Were my rabbits treated better than a passenger such as a two month old? Yes they were because they actually paid to be on that plane. They were not traveling just because I enjoy taking them on vacation with me. They traveled over a thousand mile because I had attended a rabbit show and they were shown there. They were required to have numerous things before they got on the plane but I have not found any rules as to requirements for children under one year. No one requires that they have spare diapers, food, things to amuse them or keep them from screaming the whole flight.
If you stay in a hotel with an infant, there is no additional charge to cover clean up because everyone knows that a small child won't spill anything, damage things, run the halls or be a nuisance when crying all night. I do pay the charge when I have to but I am also a responsible pet owner who leaves a room as clean or cleaner than when I checked in. There are many reasons a person may travel with a pet. If a vacation is going to last a month, the bill for boarding your pet will kill you, whether it is in home care or outside.

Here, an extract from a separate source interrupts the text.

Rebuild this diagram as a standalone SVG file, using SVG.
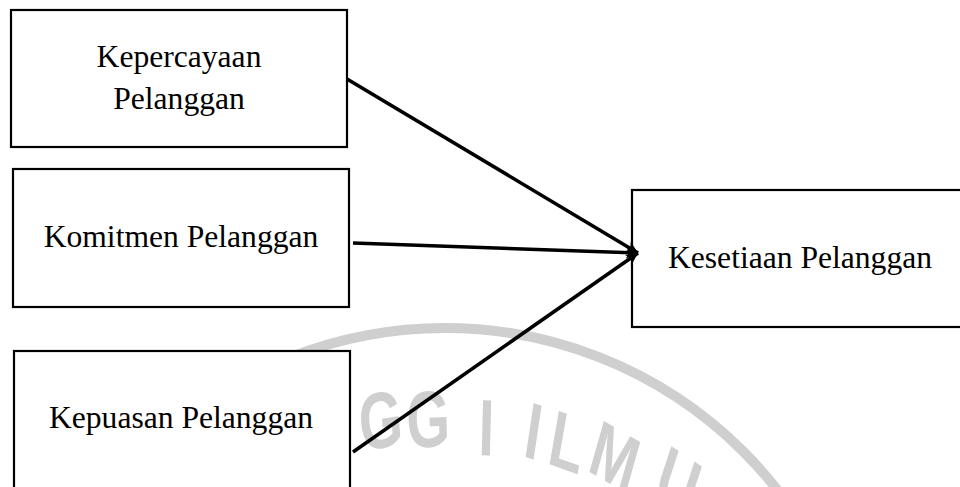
<svg xmlns="http://www.w3.org/2000/svg" width="960" height="487" viewBox="0 0 960 487">
<style>
.box{fill:#fff;stroke:#000;stroke-width:2.2}
.lbl{font-family:"Liberation Serif","Times New Roman",serif;font-size:31.6px;fill:#000;text-anchor:middle}
.edge{stroke:#000;stroke-width:3.6;fill:none;marker-end:url(#ah)}
.wm{fill:none;stroke:#cfcfcf;stroke-width:10}
.wmt{font-family:"Liberation Sans",Arial,sans-serif;font-size:80px;font-weight:bold;fill:#cfcfcf}
</style>
<defs>
<marker id="ah" markerUnits="userSpaceOnUse" markerWidth="14" markerHeight="12" refX="12" refY="6" orient="auto">
<path d="M0,0 L12,6 L0,12 L3,6 Z" fill="#000"/>
</marker>
</defs>
<g id="watermark">
<circle class="wm" cx="445" cy="750" r="422"/>
<text class="wmt" transform="scale(0.7,1)" x="515.7 581.4 682.9 714.3 745.7 780 837.1 931.4" y="451 448 455 456 456 463 470 494" rotate="-6 -2 2 5 12 14 22 25">GGI ILMU</text>
</g>
<g id="kepercayaan">
<rect class="box" x="11" y="10" width="336" height="137"/>
<text class="lbl" x="179" y="67">Kepercayaan</text>
<text class="lbl" x="179" y="109">Pelanggan</text>
</g>
<g id="komitmen">
<rect class="box" x="13" y="169" width="336" height="138"/>
<text class="lbl" x="181" y="247">Komitmen Pelanggan</text>
</g>
<g id="kepuasan">
<rect class="box" x="14" y="351" width="336" height="150"/>
<text class="lbl" x="181" y="428">Kepuasan Pelanggan</text>
</g>
<g id="kesetiaan">
<rect class="box" x="632" y="190" width="332" height="137"/>
<text class="lbl" x="800" y="268">Kesetiaan Pelanggan</text>
</g>
<g id="connectors">
<line class="edge" x1="347" y1="79" x2="638" y2="253"/>
<line class="edge" x1="353" y1="243" x2="638" y2="253"/>
<line class="edge" x1="353" y1="452" x2="638" y2="253"/>
</g>
</svg>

In case you may feel that I have no sympathy for allergies, I do since I have my own allergies. I don't whine about it or threaten to sue because they didn't provide me with what I need to eat or it was served to me. I know that if I am paying an additional charge for my pet to board a plane, it has the same rights as any other ticket paying customer. How many travelers, have ranted against the additional charges for suitcases they are traveling with? I know that I have but my rant would be with the automatic charge for my pet while I watch someone carry on a three foot tall trophy as "carry-on" for free.